ADMEWORKS ModelBuilder - Feature Selection - Iterative SVMFS
This command displays the dialog for the SVM-based feature selection. This method is an extension of the popular SVM-based feature selection method called “Recursive feature elimination (RFE)”. This method builds the features ranking. Features are ranked using criteria obtained from the SVM classifier. The original RFE algorithm is based on a greedy strategy: it eliminates one feature at each iteration. There are also extensions, which eliminate chunks of parameters with the smallest value of a criterion (for example: the square root of remaining parameters). Entropy-based elimination is an extension of the “Entropy-based RFE” method. This method uses the entropy of parameter ranking to decide how many features should be removed. It also needs a “mean threshold” parameter to control the size of eliminated parameters set at each iteration (the higher the “mean threshold” parameter, the larger the number of potentially removed descriptors). The entropy based elimination is very fast in cases when there are very different criterion values, and the majority of them are high (the mean of criterion values is higher than the “mean threshold” parameter).

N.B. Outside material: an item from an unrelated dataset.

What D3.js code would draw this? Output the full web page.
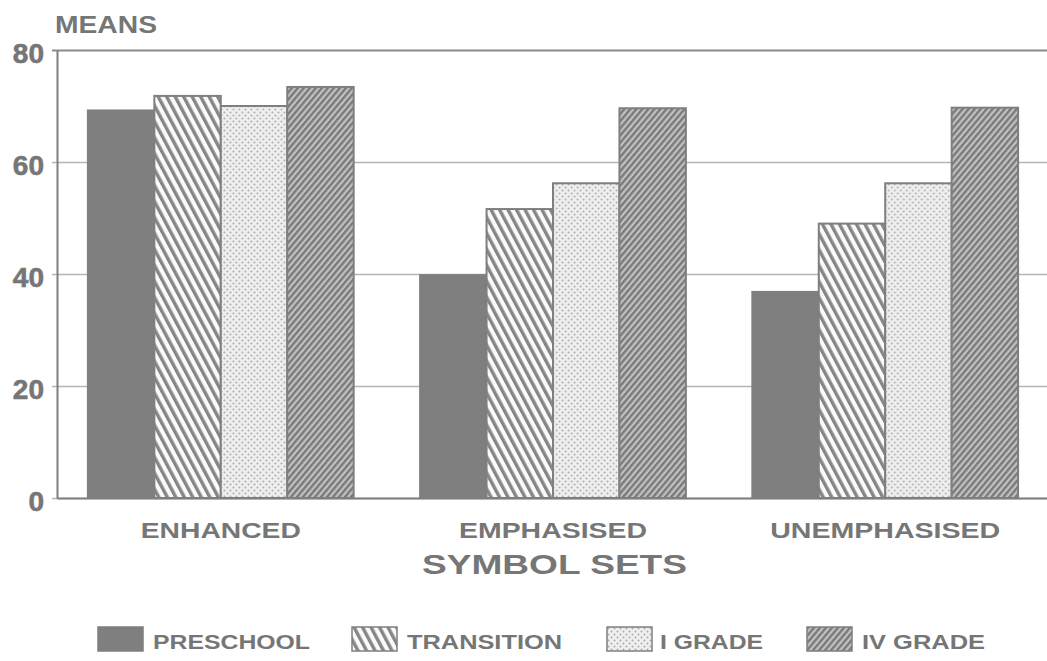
<!DOCTYPE html>
<html>
<head>
<meta charset="utf-8">
<script src="https://cdn.jsdelivr.net/npm/d3@7"></script>
<style>
  html, body { margin: 0; padding: 0; background: #fff; }
  svg { display: block; }
  text { font-family: "Liberation Sans", Arial, Helvetica, sans-serif; font-weight: bold; fill: #767676; }
</style>
</head>
<body>
<svg id="chart" width="1047" height="661"></svg>
<script>
// ---- data ----
const categories = ["ENHANCED", "EMPHASISED", "UNEMPHASISED"];
const series = ["PRESCHOOL", "TRANSITION", "I GRADE", "IV GRADE"];
const preschool  = [69.2, 39.8, 36.8];
const transition = [71.8, 51.6, 49.0];
const iGrade     = [70.0, 56.2, 56.2];
const ivGrade    = [73.4, 69.6, 69.7];
const yTicks = [0, 20, 40, 60, 80];
const yTitle = "MEANS";
const xTitle = "SYMBOL SETS";

const seriesValues = [preschool, transition, iGrade, ivGrade];

// ---- layout ----
const plot = { left: 57, right: 1049, top: 50, bottom: 498 };
const svg = d3.select("#chart");
const ink = "#7f7f7f";

// ---- patterns ----
const defs = svg.append("defs");
const pT = defs.append("pattern").attr("id", "pat-trans")
  .attr("patternUnits", "userSpaceOnUse").attr("width", 7.5).attr("height", 10)
  .attr("patternTransform", "rotate(-28)");
pT.append("rect").attr("width", 7.5).attr("height", 10).attr("fill", "#fafafa");
pT.append("rect").attr("x", 0).attr("width", 3.4).attr("height", 10).attr("fill", "#868686");
const pD = defs.append("pattern").attr("id", "pat-dots")
  .attr("patternUnits", "userSpaceOnUse").attr("width", 6).attr("height", 6);
pD.append("rect").attr("width", 6).attr("height", 6).attr("fill", "#efefef");
pD.append("circle").attr("cx", 1.5).attr("cy", 1.5).attr("r", 0.95).attr("fill", "#a8a8a8");
pD.append("circle").attr("cx", 4.5).attr("cy", 4.5).attr("r", 0.95).attr("fill", "#a8a8a8");
const pI = defs.append("pattern").attr("id", "pat-iv")
  .attr("patternUnits", "userSpaceOnUse").attr("width", 4.6).attr("height", 10)
  .attr("patternTransform", "rotate(40)");
pI.append("rect").attr("width", 4.6).attr("height", 10).attr("fill", "#c2c2c2");
pI.append("rect").attr("x", 0).attr("width", 2.4).attr("height", 10).attr("fill", "#7a7a7a");

const fills = ["#7f7f7f", "url(#pat-trans)", "url(#pat-dots)", "url(#pat-iv)"];

// ---- scales ----
const x0 = d3.scaleBand().domain(categories).range([plot.left, plot.right])
  .paddingInner(0.2).paddingOuter(0.093);
const x1 = d3.scaleBand().domain(series).range([0, x0.bandwidth()]).padding(0);
const y = d3.scaleLinear().domain([0, 80]).range([plot.bottom, plot.top]);

// ---- gridlines ----
const grid = svg.append("g").attr("transform", `translate(${plot.left},0)`)
  .call(d3.axisLeft(y).tickValues(yTicks).tickSize(-(plot.right - plot.left)).tickFormat(""));
grid.select(".domain").remove();
grid.selectAll(".tick line").attr("stroke", "#b5b5b5").attr("stroke-width", 1.6)
  .attr("x1", -5);
grid.selectAll(".tick").filter(d => d === 80).select("line").attr("stroke", "#8a8a8a").attr("stroke-width", 2);

// ---- bars ----
const groups = svg.append("g").selectAll("g").data(categories).join("g")
  .attr("transform", d => `translate(${x0(d)},0)`);
groups.selectAll("rect")
  .data((c, ci) => series.map((s, si) => ({ s, si, v: seriesValues[si][ci] })))
  .join("rect")
  .attr("x", d => x1(d.s))
  .attr("y", d => y(d.v))
  .attr("width", x1.bandwidth())
  .attr("height", d => y(0) - y(d.v))
  .attr("fill", d => fills[d.si])
  .attr("stroke", ink).attr("stroke-width", 2);

// ---- axes ----
const yAxis = svg.append("g").attr("transform", `translate(${plot.left},0)`)
  .call(d3.axisLeft(y).tickValues(yTicks).tickSize(0).tickPadding(13));
yAxis.select(".domain").attr("stroke", ink).attr("stroke-width", 2);
yAxis.selectAll("text").attr("font-size", 28).attr("dy", "0.45em").attr("fill", "#767676")
  .attr("font-family", "Liberation Sans, Arial, sans-serif").attr("font-weight", "normal")
  .attr("stroke", "#767676").attr("stroke-width", 0.6);

const xAxis = svg.append("g").attr("transform", `translate(0,${plot.bottom})`)
  .call(d3.axisBottom(x0).tickSize(0).tickPadding(20).tickSizeOuter(0));
xAxis.select(".domain").attr("stroke", ink).attr("stroke-width", 2);
const catWidths = { "ENHANCED": 160, "EMPHASISED": 188, "UNEMPHASISED": 230 };
xAxis.selectAll("text").attr("font-size", 22).attr("dy", "0.71em").attr("y", 24)
  .attr("fill", "#767676").attr("font-family", "Liberation Sans, Arial, sans-serif")
  .attr("font-weight", "bold")
  .attr("textLength", d => catWidths[d]).attr("lengthAdjust", "spacingAndGlyphs");

// ---- titles ----
svg.append("text").attr("x", 55).attr("y", 33).attr("font-size", 24)
  .attr("textLength", 102).attr("lengthAdjust", "spacingAndGlyphs").text(yTitle);
svg.append("text").attr("x", 422).attr("y", 574).attr("font-size", 27)
  .attr("textLength", 265).attr("lengthAdjust", "spacingAndGlyphs").text(xTitle);

// ---- legend ----
const legendSwatchX = [98, 352, 607, 807];
const legendTextW = [157, 155, 103, 123];
const legend = svg.append("g").selectAll("g").data(series).join("g")
  .attr("transform", (d, i) => `translate(${legendSwatchX[i]},627)`);
legend.append("rect").attr("width", 45).attr("height", 24)
  .attr("fill", (d, i) => fills[i]).attr("stroke", ink).attr("stroke-width", 1.5);
legend.append("text").attr("x", (d, i) => i === 2 ? 53 : 55).attr("y", 22).attr("font-size", 21)
  .attr("textLength", (d, i) => legendTextW[i]).attr("lengthAdjust", "spacingAndGlyphs")
  .text(d => d);
</script>
</body>
</html>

The iterative SVMFS method is very effective if the training set has no more than 500 samples, because the complexity of this method depends on the number of support vectors. The best parameters for the SVM classifier should be set using experiments with cross-validation for their different values (C and kernel parameters).

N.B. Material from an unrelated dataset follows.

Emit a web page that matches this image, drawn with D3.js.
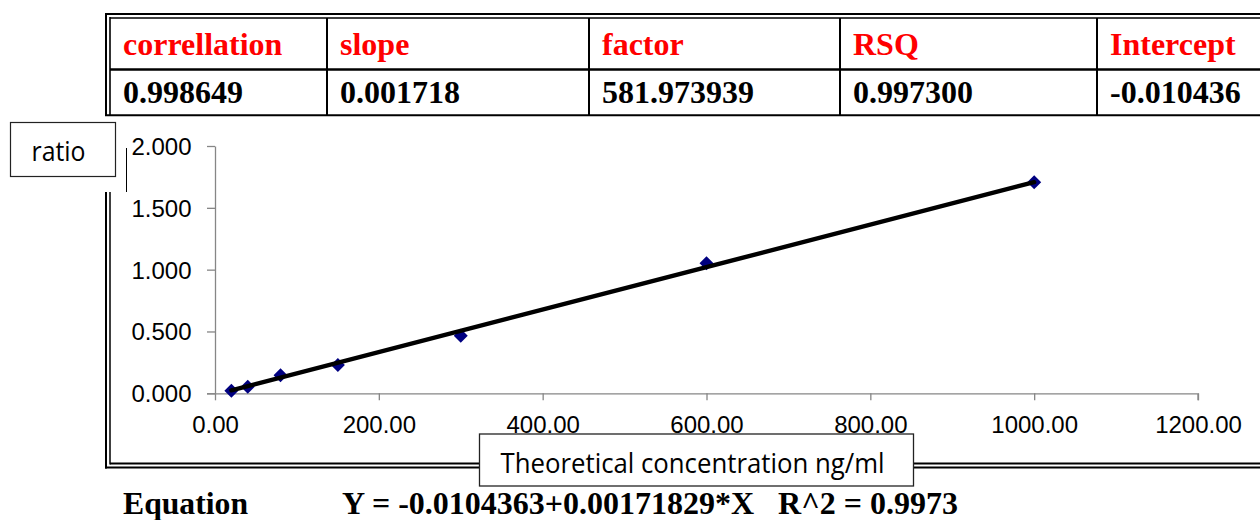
<!DOCTYPE html>
<html>
<head>
<meta charset="utf-8">
<script src="https://cdn.jsdelivr.net/npm/d3@7/dist/d3.min.js"></script>
<style>
  html, body { margin: 0; padding: 0; background: #fff; }
  svg { display: block; }
</style>
</head>
<body>
<svg id="chart" width="1260" height="520"></svg>
<script>
// Calibration standards: theoretical concentration (ng/ml) and measured ratio
const concentrations = [20, 40, 80, 150, 300, 600, 1000];
const ratios = [0.021, 0.053, 0.146, 0.229, 0.466, 1.051, 1.706];

// Regression summary table
const statHeaders = ["correllation", "slope", "factor", "RSQ", "Intercept"];
const statValues = ["0.998649", "0.001718", "581.973939", "0.997300", "-0.010436"];

// Fitted line parameters
const fitIntercept = -0.0104363;
const fitSlope = 0.00171829;

// Axis ticks
const xTicks = [0, 200, 400, 600, 800, 1000, 1200];
const yTicks = [0, 0.5, 1.0, 1.5, 2.0];

const yTitle = "ratio";
const xTitle = "Theoretical concentration ng/ml";
const equationLabel = "Equation";
const equationText = "Y = -0.0104363+0.00171829*X   R^2 = 0.9973";

const svg = d3.select("#chart");
const W = 1260;

// ---------- statistics table ----------
const serif = "'Liberation Serif', 'Times New Roman', serif";
const colX = [110, 327, 589, 840, 1097, 1262];
const table = svg.append("g");
// double outer border (top + left)
table.append("line").attr("x1", 105).attr("x2", W).attr("y1", 14).attr("y2", 14)
  .attr("stroke", "#000").attr("stroke-width", 2);
table.append("line").attr("x1", 110).attr("x2", W).attr("y1", 18).attr("y2", 18)
  .attr("stroke", "#000").attr("stroke-width", 1.6);
table.append("line").attr("x1", 106).attr("x2", 106).attr("y1", 13).attr("y2", 116)
  .attr("stroke", "#000").attr("stroke-width", 2);
table.append("line").attr("x1", 110).attr("x2", 110).attr("y1", 17).attr("y2", 116)
  .attr("stroke", "#000").attr("stroke-width", 1.6);
// row divider and bottom
table.append("line").attr("x1", 110).attr("x2", W).attr("y1", 69.5).attr("y2", 69.5)
  .attr("stroke", "#000").attr("stroke-width", 2.6);
table.append("line").attr("x1", 105).attr("x2", W).attr("y1", 115.3).attr("y2", 115.3)
  .attr("stroke", "#000").attr("stroke-width", 2);
// column dividers
colX.slice(1, 5).forEach(x => {
  table.append("line").attr("x1", x).attr("x2", x).attr("y1", 18).attr("y2", 116)
    .attr("stroke", "#000").attr("stroke-width", 2);
});
statHeaders.forEach((h, i) => {
  table.append("text").attr("x", colX[i] + 13).attr("y", 55)
    .attr("font-family", serif).attr("font-weight", "bold").attr("font-size", 32)
    .attr("fill", "#ff0000").text(h);
});
statValues.forEach((v, i) => {
  table.append("text").attr("x", colX[i] + 13).attr("y", 103)
    .attr("font-family", serif).attr("font-weight", "bold").attr("font-size", 32)
    .attr("fill", "#000").text(v);
});

// ---------- chart frame (double line, left + bottom) ----------
const frame = svg.append("g");
frame.append("line").attr("x1", 106).attr("x2", 106).attr("y1", 192).attr("y2", 468.5)
  .attr("stroke", "#000").attr("stroke-width", 2);
frame.append("line").attr("x1", 110).attr("x2", 110).attr("y1", 192).attr("y2", 464.5)
  .attr("stroke", "#000").attr("stroke-width", 1.5);
frame.append("line").attr("x1", 105).attr("x2", W).attr("y1", 467.5).attr("y2", 467.5)
  .attr("stroke", "#000").attr("stroke-width", 2);
frame.append("line").attr("x1", 110).attr("x2", W).attr("y1", 463.5).attr("y2", 463.5)
  .attr("stroke", "#000").attr("stroke-width", 2.2);
// small vertical rule beside the y-axis title
frame.append("line").attr("x1", 126.5).attr("x2", 126.5).attr("y1", 148).attr("y2", 192)
  .attr("stroke", "#000").attr("stroke-width", 1);

// ---------- scatter plot ----------
const x = d3.scaleLinear().domain([0, 1200]).range([215, 1198]);
const y = d3.scaleLinear().domain([0, 2]).range([393.3, 146]);
const sans = "'Liberation Sans', Arial, sans-serif";
const axisColor = "#868686";

const gx = svg.append("g").attr("transform", `translate(0,${y(0)})`)
  .call(d3.axisBottom(x).tickValues(xTicks).tickSize(7).tickSizeOuter(0)
    .tickFormat(d3.format(".2f")));
const gy = svg.append("g").attr("transform", `translate(${x(0)},0)`)
  .call(d3.axisLeft(y).tickValues(yTicks).tickSize(8).tickSizeOuter(0)
    .tickFormat(d3.format(".3f")));
[gx, gy].forEach(g => {
  g.select(".domain").attr("stroke", axisColor).attr("stroke-width", 1.3);
  g.selectAll(".tick line").attr("stroke", axisColor).attr("stroke-width", 1.3);
  g.selectAll(".tick text").attr("fill", "#000").attr("font-family", sans)
    .attr("font-size", 24);
});
// extend the x-axis line under the 0 tick of the y-axis
gx.select(".domain").attr("d", `M${x(0) - 8},0.5H${x(1200)}V7`);
gx.selectAll(".tick text").attr("y", 40).attr("dy", 0);
gy.selectAll(".tick text").attr("x", -23.5).attr("dy", "0.35em");

// data markers (navy diamonds)
svg.append("g").selectAll("path.pt")
  .data(concentrations.map((c, i) => [c, ratios[i]]))
  .join("path")
  .attr("class", "pt")
  .attr("d", d3.symbol(d3.symbolDiamond2, 125))
  .attr("transform", d => `translate(${x(d[0])},${y(d[1])})`)
  .attr("fill", "#000080");

// fitted regression line
const xMin = d3.min(concentrations), xMax = d3.max(concentrations);
svg.append("line")
  .attr("x1", x(xMin)).attr("y1", y(fitIntercept + fitSlope * xMin))
  .attr("x2", x(xMax)).attr("y2", y(fitIntercept + fitSlope * xMax))
  .attr("stroke", "#000").attr("stroke-width", 4.4).attr("stroke-linecap", "round");

// ---------- axis title boxes ----------
const calib = "'Open Sans', Lato, sans-serif";
svg.append("rect").attr("x", 10.5).attr("y", 122.5).attr("width", 105).attr("height", 54)
  .attr("fill", "#fff").attr("stroke", "#222").attr("stroke-width", 1.2);
svg.append("text").attr("x", 31.5).attr("y", 160.5)
  .attr("font-family", calib).attr("font-size", 28)
  .attr("textLength", 54).attr("lengthAdjust", "spacingAndGlyphs")
  .attr("fill", "#000").text(yTitle);

svg.append("rect").attr("x", 479.5).attr("y", 434).attr("width", 434).attr("height", 52)
  .attr("fill", "#fff").attr("stroke", "#222").attr("stroke-width", 1.3);
svg.append("text").attr("x", 500.5).attr("y", 472.5)
  .attr("font-family", calib).attr("font-size", 28)
  .attr("textLength", 384).attr("lengthAdjust", "spacingAndGlyphs")
  .attr("fill", "#000").text(xTitle);

// ---------- equation line ----------
svg.append("text").attr("x", 123).attr("y", 513.5)
  .attr("font-family", serif).attr("font-weight", "bold").attr("font-size", 31)
  .attr("textLength", 125).attr("lengthAdjust", "spacingAndGlyphs")
  .attr("fill", "#000").text(equationLabel);
svg.append("text").attr("x", 342).attr("y", 513.5)
  .attr("font-family", serif).attr("font-weight", "bold").attr("font-size", 31)
  .attr("textLength", 616).attr("lengthAdjust", "spacingAndGlyphs")
  .attr("fill", "#000").style("white-space", "pre")
  .text(equationText);
</script>
</body>
</html>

There is no answer to the question which criterion is the best for a given training set. Experimental results show that ||w||^2, R^2||w||^2 criteria and gradients of ||w||^2, R^2||w||^2 and span estimate, give very good results for many datasets. All of them are upper bounds LOO (leave-one-out) error. All of them choose the optimal subset of descriptors with respect to LOO error. In fact, there are three criteria (||w||^2, span estimate, R^2||w||^2) and three gradients of these criterions. The gradient of a criterion measures the sensitivity of the feature elimination process in respect to this criterion.
The detailed explanation of all the criteria:
||w||^2 measures the size of the margin which divides the training set into two classes. The larger the margin, the smaller the generalization error (samples are well separated).
grad ||w||^2 measures the sensitivity of the features elimination process with respect to ||w||^2.
Span estimate measures the value of “span” between support vectors.
Span est. gradient measures the sensitivity of features elimination process with respect to span estimate criterion.
R^2||w||^2 is a radius/margin criterion. “R” is the radius of the smallest sphere, which contained all samples from a training set. “||w||^2” is the size of margin described above. Calculations of this criterion are quite expensive, because of the difficulty in solving the optimization problem of the “R” finding.
grad R^2||w||^2 measures the sensitivity of the features elimination process with respect to R^2||w||^2 criterion.